John Valeri: What first inspired you to write The Jekyll Revelation – and how does this book give a fresh twist on the Jack the Ripper story?

Robert Masello: I think I first started to think about this book when I happened to notice, in the course of some reading, that just when the play of Jekyll and Hyde was running in the West End of London, Jack the Ripper struck – and continued to strike. When I found out that the author Robert Louis Stevenson himself, and even the actor playing the dual main role, were considered suspects in the murders (who else, the police reasoned, but the men who created and embodied such terrible evil, could be responsible for such heinous crimes?) then I was sold.

JV: Tell us about the research you did about Robert Louis Stevenson and the creation of Dr. Jekyll and Mr. Hyde.
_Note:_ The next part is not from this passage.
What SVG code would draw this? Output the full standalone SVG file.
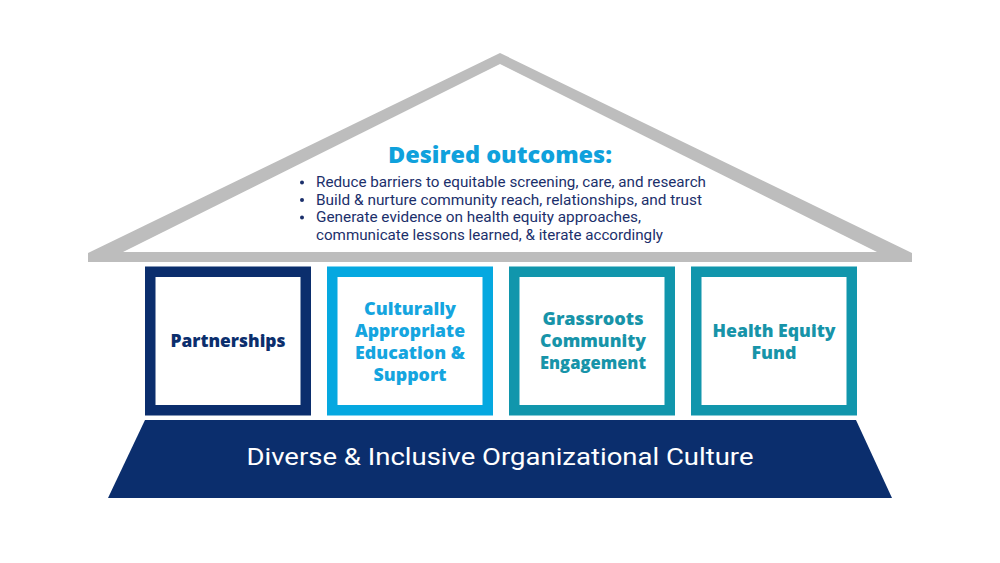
<svg xmlns="http://www.w3.org/2000/svg" width="1000" height="563" viewBox="0 0 1000 563">
  <style>
    .bg { fill: #ffffff; }
    .roof { fill: #bdbdbd; }
    .roof-in { fill: #ffffff; }
    .pillar { fill: #ffffff; stroke-width: 10.5; }
    .navy { stroke: #0b2e6d; }
    .sky { stroke: #05a8e0; }
    .teal { stroke: #1196ac; }
    .plabel { font-family: "Open Sans", "Liberation Sans", sans-serif; font-weight: 800; font-size: 17px; text-anchor: middle; }
    .title { font-family: "Open Sans", "Liberation Sans", sans-serif; font-weight: 800; font-size: 23px; fill: #0fa1dc; text-anchor: middle; }
    .bullet { font-family: Roboto, "Liberation Sans", sans-serif; font-size: 14px; fill: #1b2f6b; }
    .dot { fill: #1b2f6b; }
    .base { fill: #0b2e6d; }
    .basetext { font-family: Roboto, "Liberation Sans", sans-serif; font-size: 24px; fill: #ffffff; text-anchor: middle; }
  </style>
  <rect class="bg" x="0" y="0" width="1000" height="563"/>

  <g id="roof">
    <polygon class="roof" points="88,262 88,253 500,53 912,253 912,262"/>
    <polygon class="roof-in" points="123,252 500,64 877,252"/>
    <text class="title" x="500" y="163" textLength="224" lengthAdjust="spacingAndGlyphs">Desired outcomes:</text>
    <g class="bullet">
      <circle class="dot" cx="302" cy="182.5" r="2"/>
      <circle class="dot" cx="302" cy="200" r="2"/>
      <circle class="dot" cx="302" cy="217.5" r="2"/>
      <text x="316" y="187" textLength="390" lengthAdjust="spacingAndGlyphs">Reduce barriers to equitable screening, care, and research</text>
      <text x="316" y="204.5" textLength="386" lengthAdjust="spacingAndGlyphs">Build &amp; nurture community reach, relationships, and trust</text>
      <text x="316" y="222" textLength="325" lengthAdjust="spacingAndGlyphs">Generate evidence on health equity approaches,</text>
      <text x="316" y="239.5" textLength="347" lengthAdjust="spacingAndGlyphs">communicate lessons learned, &amp; iterate accordingly</text>
    </g>
  </g>

  <g id="pillar-partnerships">
    <rect class="pillar navy" x="150.25" y="271.75" width="155.5" height="138.5"/>
    <text class="plabel" x="228" y="347" fill="#0b2e6d" textLength="115" lengthAdjust="spacingAndGlyphs">Partnerships</text>
  </g>

  <g id="pillar-education">
    <rect class="pillar sky" x="332.25" y="271.75" width="155.5" height="138.5"/>
    <g class="plabel" fill="#15a5df">
      <text x="410" y="315" textLength="92" lengthAdjust="spacingAndGlyphs">Culturally</text>
      <text x="410" y="337" textLength="110" lengthAdjust="spacingAndGlyphs">Appropriate</text>
      <text x="410" y="359" textLength="110" lengthAdjust="spacingAndGlyphs">Education &amp;</text>
      <text x="410" y="381" textLength="73" lengthAdjust="spacingAndGlyphs">Support</text>
    </g>
  </g>

  <g id="pillar-grassroots">
    <rect class="pillar teal" x="514.25" y="271.75" width="155.5" height="138.5"/>
    <g class="plabel" fill="#1794a9">
      <text x="593" y="325" textLength="101" lengthAdjust="spacingAndGlyphs">Grassroots</text>
      <text x="593" y="347" textLength="106" lengthAdjust="spacingAndGlyphs">Community</text>
      <text x="593" y="369" textLength="106" lengthAdjust="spacingAndGlyphs">Engagement</text>
    </g>
  </g>

  <g id="pillar-fund">
    <rect class="pillar teal" x="696.25" y="271.75" width="155.5" height="138.5"/>
    <g class="plabel" fill="#1794a9">
      <text x="774" y="337" textLength="123" lengthAdjust="spacingAndGlyphs">Health Equity</text>
      <text x="774" y="359" textLength="45" lengthAdjust="spacingAndGlyphs">Fund</text>
    </g>
  </g>

  <g id="foundation">
    <polygon class="base" points="145,420 856,420 892,498 108,498"/>
    <text class="basetext" x="500" y="465" textLength="507" lengthAdjust="spacingAndGlyphs">Diverse &amp; Inclusive Organizational Culture</text>
  </g>

  <g id="connectors"></g>
</svg>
In what ways is your work an homage to his – and, conversely, how were you able to take creative license in melding fact with fiction?

RM: As for the research, I read extensively about both the life and career of Robert Louis Stevenson and the murders attributed to Jack the Ripper in 1888. I relied largely upon the thorough Stevenson bio written by Frank McLynn and several books about the Ripper, most notably Jack the Ripper — CSI: Whitechapel by Paul Begg and John Bennett. To keep my bearings in the London of that age, I used four very detailed maps of Victorian London from the Old House Co. in the U.K. They were beautifully mounted on my bedroom walls by my girlfriend, and though, regrettably, she has moved on, the maps have stayed put.  They’re lovely.
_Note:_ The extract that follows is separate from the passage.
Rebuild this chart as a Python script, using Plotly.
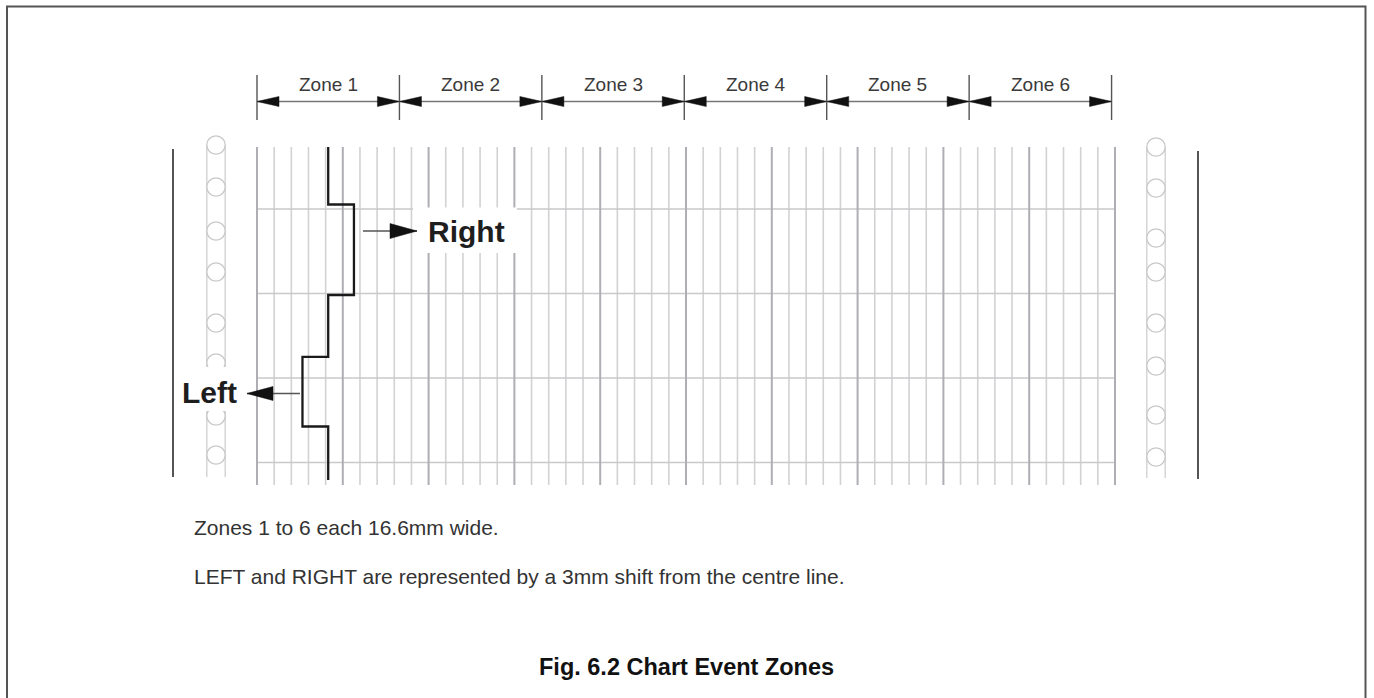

In respect to creative license, I take a lot of that. Few stories have as inspired a central conception as The Strange Case of Dr. Jekyll and Mr. Hyde, and my goal was to tap into that power source without, I hope, sullying it in any way.

JV: The narrative alternates between 1890s London and present-day California. How does this parallel story structure enhance the narrative – and in what ways does having dueling storylines impact the plotting process?
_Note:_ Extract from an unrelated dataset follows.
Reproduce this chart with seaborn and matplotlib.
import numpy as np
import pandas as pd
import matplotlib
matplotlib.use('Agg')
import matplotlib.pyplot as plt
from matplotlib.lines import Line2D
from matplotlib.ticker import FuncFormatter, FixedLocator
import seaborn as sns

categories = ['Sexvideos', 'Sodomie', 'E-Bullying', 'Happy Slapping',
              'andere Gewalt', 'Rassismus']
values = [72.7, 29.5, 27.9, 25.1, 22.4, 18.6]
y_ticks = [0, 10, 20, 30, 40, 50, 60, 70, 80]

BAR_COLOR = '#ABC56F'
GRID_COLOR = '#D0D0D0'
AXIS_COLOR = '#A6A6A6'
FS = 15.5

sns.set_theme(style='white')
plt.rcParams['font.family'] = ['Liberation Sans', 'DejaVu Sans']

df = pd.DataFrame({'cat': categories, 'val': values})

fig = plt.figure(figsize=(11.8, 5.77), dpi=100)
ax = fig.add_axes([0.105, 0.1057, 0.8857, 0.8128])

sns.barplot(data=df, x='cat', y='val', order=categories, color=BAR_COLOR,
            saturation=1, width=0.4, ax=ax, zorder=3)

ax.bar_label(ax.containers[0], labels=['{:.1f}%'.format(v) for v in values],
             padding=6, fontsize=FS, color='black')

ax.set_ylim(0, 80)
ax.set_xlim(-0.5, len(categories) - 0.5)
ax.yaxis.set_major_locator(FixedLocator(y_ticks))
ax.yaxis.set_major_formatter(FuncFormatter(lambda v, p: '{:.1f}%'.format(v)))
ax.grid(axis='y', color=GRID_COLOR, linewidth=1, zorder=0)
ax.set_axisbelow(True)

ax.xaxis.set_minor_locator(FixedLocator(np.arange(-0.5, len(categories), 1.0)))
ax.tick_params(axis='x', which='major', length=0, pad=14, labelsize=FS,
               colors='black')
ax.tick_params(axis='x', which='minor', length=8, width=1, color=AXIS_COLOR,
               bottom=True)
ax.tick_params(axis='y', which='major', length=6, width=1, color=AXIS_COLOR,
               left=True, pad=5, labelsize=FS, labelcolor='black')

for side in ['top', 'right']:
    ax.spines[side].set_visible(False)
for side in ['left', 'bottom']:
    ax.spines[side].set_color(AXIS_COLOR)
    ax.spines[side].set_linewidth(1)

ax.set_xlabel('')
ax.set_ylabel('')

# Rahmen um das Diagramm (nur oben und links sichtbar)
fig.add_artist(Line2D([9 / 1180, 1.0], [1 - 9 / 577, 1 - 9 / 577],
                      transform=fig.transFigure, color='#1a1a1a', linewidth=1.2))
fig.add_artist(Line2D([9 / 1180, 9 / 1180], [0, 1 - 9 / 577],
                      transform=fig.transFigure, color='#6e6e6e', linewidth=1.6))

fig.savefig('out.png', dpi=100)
RM: Having two storylines is 10 times as much trouble. You’re always struggling to keep both of them percolating at about the same rate, or keep them in some way echoing each other. There is also the question of tone — half of this book is written in what is meant to pass for Stevenson’s own voice, and the other half in relatively straightforward and present-day prose.  By dong the current California story, the idea was to keep some present stakes alive, and in the strictly historical sense, the story had to end in the Los Angeles area. I won’t give too much of the plot away, but the real story of the Stevenson family left me little choice in that respect.

JV: In addition to being a novelist, you are also a journalist and television writer. How do these disciplines influence one another – and what most appeals to you about each?

RM: Journalism taught me to meet my deadlines and be as clear as possible in my prose. Writing for TV, which came next in my career, benefited from that ability to write on a tight and unbending schedule. But what I didn’t like about TV writing was the collaborative process – eight writers in a room, beating out a story all together, and having to reach some consensus. Forgive the egotism, but I like to do things my way. Most writers do. Novels are far and away the hardest form – and that’s what appeals to me about them. I like that challenge, and the fact that I am not restricted to, say, 120 pages (as you are with most feature scripts, or even 55, if you’re writing an hour-long TV episode). With a novel, you can swing for the fences, and I do. Sometimes I hit a home run, though it’s rare — many times I strike out. But at least I’ve had my at bats.

JV: You have written a composition guide, Robert’s Rules of Writing. In your opinion, what of writing can be taught and how much is intrinsic talent – and where does tenacity fit into the equation?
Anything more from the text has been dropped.